- _What the task requires_
Take the lines of the data below from the very first through the line containing "0.388, 0.426, 0.463, 0.5];" and output them exactly, pictures excluded.

[start of Dataset extract]

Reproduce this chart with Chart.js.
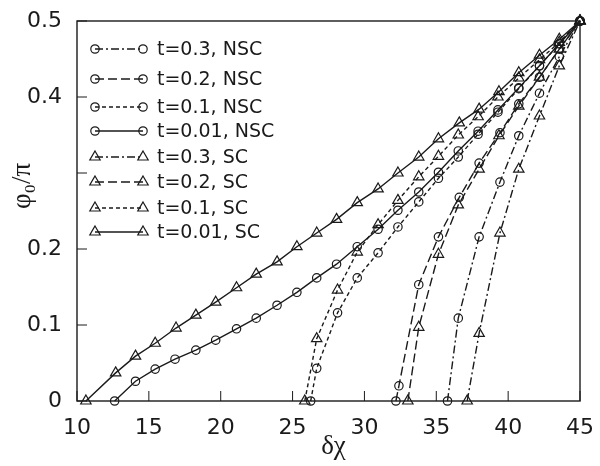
<!DOCTYPE html>
<html>
<head>
<meta charset="utf-8">
<script src="https://cdn.jsdelivr.net/npm/chart.js@4/dist/chart.umd.min.js"></script>
<style>
  html, body { margin: 0; padding: 0; background: #fff; }
  #wrap { width: 600px; height: 466px; }
</style>
</head>
<body>
<div id="wrap"><canvas id="phiChart" width="600" height="466"></canvas></div>
<script>
// ── data (δχ vs φ0/π) ──
const seriesLabels = ['t=0.3, NSC', 't=0.2, NSC', 't=0.1, NSC', 't=0.01, NSC',
                      't=0.3, SC',  't=0.2, SC',  't=0.1, SC',  't=0.01, SC'];

const nsc03X = [35.78, 36.53, 37.98, 39.43, 40.74, 42.18, 43.56, 45.0];
const nsc03Y = [0, 0.109, 0.216, 0.288, 0.349, 0.405, 0.453, 0.5];

const nsc02X = [32.19, 32.40, 33.78, 35.15, 36.60, 37.98, 39.43, 40.74, 42.18, 43.56, 45.0];
const nsc02Y = [0, 0.020, 0.153, 0.216, 0.268, 0.313, 0.353, 0.391, 0.426, 0.463, 0.5];

const nsc01X = [26.26, 26.68, 28.13, 29.50, 30.95, 32.33, 33.78, 35.15, 36.53, 37.91, 39.29, 40.74, 42.18, 43.56, 45.0];
const nsc01Y = [0, 0.043, 0.116, 0.162, 0.195, 0.229, 0.262, 0.293, 0.321, 0.351, 0.380, 0.411, 0.441, 0.470, 0.5];

const nsc001X = [12.62, 14.07, 15.44, 16.82, 18.27, 19.65, 21.10, 22.47, 23.92, 25.30, 26.68, 28.06,
                 29.50, 30.95, 32.33, 33.78, 35.15, 36.53, 37.91, 39.29, 40.74, 42.18, 43.56, 45.0];
const nsc001Y = [0, 0.026, 0.042, 0.055, 0.067, 0.080, 0.095, 0.109, 0.126, 0.143, 0.162, 0.180,
                 0.203, 0.226, 0.251, 0.275, 0.301, 0.329, 0.355, 0.383, 0.412, 0.441, 0.470, 0.5];

const sc03X = [37.15, 37.98, 39.43, 40.74, 42.18, 43.56, 45.0];
const sc03Y = [0, 0.089, 0.221, 0.305, 0.375, 0.441, 0.5];

const sc02X = [33.02, 33.78, 35.15, 36.53, 37.98, 39.36, 40.74, 42.18, 43.56, 45.0];
const sc02Y = [0, 0.097, 0.193, 0.258, 0.305, 0.349, 0.388, 0.426, 0.463, 0.5];

const sc01X = [25.85, 26.68, 28.13, 29.50, 30.95, 32.33, 33.78, 35.15, 36.53, 37.91, 39.29, 40.74, 42.18, 43.56, 45.0];
const sc01Y = [0, 0.082, 0.146, 0.196, 0.232, 0.264, 0.295, 0.322, 0.350, 0.374, 0.400, 0.425, 0.449, 0.472, 0.5];

const sc001X = [10.62, 12.69, 14.07, 15.44, 16.89, 18.27, 19.65, 21.10, 22.47, 23.92, 25.30, 26.68, 28.06,
                29.50, 30.95, 32.33, 33.78, 35.15, 36.60, 37.98, 39.36, 40.74, 42.18, 43.56, 45.0];
const sc001Y = [0, 0.037, 0.059, 0.076, 0.096, 0.113, 0.130, 0.149, 0.167, 0.183, 0.203, 0.221, 0.239,
                0.261, 0.279, 0.300, 0.321, 0.345, 0.366, 0.384, 0.407, 0.432, 0.455, 0.476, 0.5];

const xTicks = [10, 15, 20, 25, 30, 35, 40, 45];
const yTicks = [0, 0.1, 0.2, 0.3, 0.4, 0.5];
const yTickLabels = ['0', '0.1', '0.2', '', '0.4', '0.5'];

const INK = '#1a1a1a';
const DASH = { '0.3': [8, 3, 2, 3], '0.2': [9, 4], '0.1': [4, 3], '0.01': [] };

const pts = (xs, ys) => xs.map((x, i) => ({ x, y: ys[i] }));

function mkSet(i, xs, ys, t, shape) {
  return {
    label: seriesLabels[i],
    data: pts(xs, ys),
    borderColor: INK,
    borderWidth: 1.4,
    borderDash: DASH[t],
    pointStyle: shape,
    pointRadius: shape === 'triangle' ? 6 : 4.2,
    pointBorderWidth: 1.2,
    pointBorderColor: INK,
    pointBackgroundColor: 'rgba(0,0,0,0)',
    tension: 0,
    clip: false
  };
}

const datasets = [
  mkSet(0, nsc03X, nsc03Y, '0.3', 'circle'),
  mkSet(1, nsc02X, nsc02Y, '0.2', 'circle'),
  mkSet(2, nsc01X, nsc01Y, '0.1', 'circle'),
  mkSet(3, nsc001X, nsc001Y, '0.01', 'circle'),
  mkSet(4, sc03X, sc03Y, '0.3', 'triangle'),
  mkSet(5, sc02X, sc02Y, '0.2', 'triangle'),
  mkSet(6, sc01X, sc01Y, '0.1', 'triangle'),
  mkSet(7, sc001X, sc001Y, '0.01', 'triangle')
];

// frame, inward ticks, axis titles and the in-plot legend
const decor = {
  id: 'decor',
  afterDraw(chart) {
    const { ctx, chartArea: a, scales } = chart;
    ctx.save();
    ctx.strokeStyle = INK;
    ctx.lineWidth = 1.4;
    ctx.setLineDash([]);
    ctx.strokeRect(a.left, a.top, a.right - a.left, a.bottom - a.top);

    ctx.beginPath();
    xTicks.forEach(v => {
      const px = scales.x.getPixelForValue(v);
      ctx.moveTo(px, a.bottom); ctx.lineTo(px, a.bottom - 10);
    });
    yTicks.forEach(v => {
      const py = scales.y.getPixelForValue(v);
      ctx.moveTo(a.left, py); ctx.lineTo(a.left + 10, py);
    });
    ctx.lineWidth = 1;
    ctx.stroke();

    // axis titles
    ctx.fillStyle = INK;
    ctx.font = '27px "Liberation Serif", serif';
    ctx.textAlign = 'center';
    ctx.textBaseline = 'middle';
    ctx.fillText('δχ', (a.left + a.right) / 2 + 5, 447);

    ctx.save();
    ctx.translate(23, 186);
    ctx.rotate(-Math.PI / 2);
    ctx.fillText('φ₀/π', 0, 0);
    ctx.restore();

    // legend inside plot
    const rowY = [49, 79, 107, 131, 157, 182, 208, 232];
    const x0 = 95, x1 = 143;
    ctx.font = '19px "DejaVu Sans", sans-serif';
    ctx.textAlign = 'left';
    chart.data.datasets.forEach((ds, i) => {
      const y = rowY[i];
      ctx.strokeStyle = INK;
      ctx.lineWidth = 1.4;
      ctx.setLineDash(ds.borderDash);
      ctx.beginPath(); ctx.moveTo(x0, y); ctx.lineTo(x1, y); ctx.stroke();
      ctx.setLineDash([]);
      ctx.lineWidth = 1.2;
      ctx.fillStyle = 'rgba(0,0,0,0)';
      [x0, x1].forEach(px => {
        Chart.helpers.drawPoint(ctx, { pointStyle: ds.pointStyle, radius: ds.pointRadius, rotation: 0, borderWidth: 1.2 }, px, y);
      });
      ctx.fillStyle = INK;
      ctx.fillText(ds.label, 157, y + 1);
    });
    ctx.restore();
  }
};

new Chart(document.getElementById('phiChart'), {
  type: 'line',
  data: { datasets },
  options: {
    responsive: false,
    animation: false,
    layout: { padding: { left: 0, right: 16, top: 21, bottom: 0 } },
    plugins: { legend: { display: false }, tooltip: { enabled: false } },
    scales: {
      x: {
        type: 'linear', min: 10, max: 45,
        afterFit: s => { s.height = 65; },
        afterBuildTicks: s => { s.ticks = xTicks.map(v => ({ value: v })); },
        grid: { display: false },
        border: { display: false },
        ticks: { color: INK, padding: 6, maxRotation: 0, font: { family: 'DejaVu Sans', size: 22 } }
      },
      y: {
        type: 'linear', min: 0, max: 0.5,
        afterFit: s => { s.width = 77; },
        afterBuildTicks: s => { s.ticks = yTicks.map(v => ({ value: v })); },
        grid: { display: false },
        border: { display: false },
        ticks: {
          color: INK, padding: 7, font: { family: 'DejaVu Sans', size: 22 },
          callback: v => yTickLabels[yTicks.findIndex(t => Math.abs(t - v) < 1e-9)]
        }
      }
    }
  },
  plugins: [decor]
});
</script>
</body>
</html>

[end of Dataset extract]

- _Exercise solution_
Reproduce this chart with Chart.js.
<!DOCTYPE html>
<html>
<head>
<meta charset="utf-8">
<script src="https://cdn.jsdelivr.net/npm/chart.js@4/dist/chart.umd.min.js"></script>
<style>
  html, body { margin: 0; padding: 0; background: #fff; }
  #wrap { width: 600px; height: 466px; }
</style>
</head>
<body>
<div id="wrap"><canvas id="phiChart" width="600" height="466"></canvas></div>
<script>
// ── data (δχ vs φ0/π) ──
const seriesLabels = ['t=0.3, NSC', 't=0.2, NSC', 't=0.1, NSC', 't=0.01, NSC',
                      't=0.3, SC',  't=0.2, SC',  't=0.1, SC',  't=0.01, SC'];

const nsc03X = [35.78, 36.53, 37.98, 39.43, 40.74, 42.18, 43.56, 45.0];
const nsc03Y = [0, 0.109, 0.216, 0.288, 0.349, 0.405, 0.453, 0.5];

const nsc02X = [32.19, 32.40, 33.78, 35.15, 36.60, 37.98, 39.43, 40.74, 42.18, 43.56, 45.0];
const nsc02Y = [0, 0.020, 0.153, 0.216, 0.268, 0.313, 0.353, 0.391, 0.426, 0.463, 0.5];

const nsc01X = [26.26, 26.68, 28.13, 29.50, 30.95, 32.33, 33.78, 35.15, 36.53, 37.91, 39.29, 40.74, 42.18, 43.56, 45.0];
const nsc01Y = [0, 0.043, 0.116, 0.162, 0.195, 0.229, 0.262, 0.293, 0.321, 0.351, 0.380, 0.411, 0.441, 0.470, 0.5];

const nsc001X = [12.62, 14.07, 15.44, 16.82, 18.27, 19.65, 21.10, 22.47, 23.92, 25.30, 26.68, 28.06,
                 29.50, 30.95, 32.33, 33.78, 35.15, 36.53, 37.91, 39.29, 40.74, 42.18, 43.56, 45.0];
const nsc001Y = [0, 0.026, 0.042, 0.055, 0.067, 0.080, 0.095, 0.109, 0.126, 0.143, 0.162, 0.180,
                 0.203, 0.226, 0.251, 0.275, 0.301, 0.329, 0.355, 0.383, 0.412, 0.441, 0.470, 0.5];

const sc03X = [37.15, 37.98, 39.43, 40.74, 42.18, 43.56, 45.0];
const sc03Y = [0, 0.089, 0.221, 0.305, 0.375, 0.441, 0.5];

const sc02X = [33.02, 33.78, 35.15, 36.53, 37.98, 39.36, 40.74, 42.18, 43.56, 45.0];
const sc02Y = [0, 0.097, 0.193, 0.258, 0.305, 0.349, 0.388, 0.426, 0.463, 0.5];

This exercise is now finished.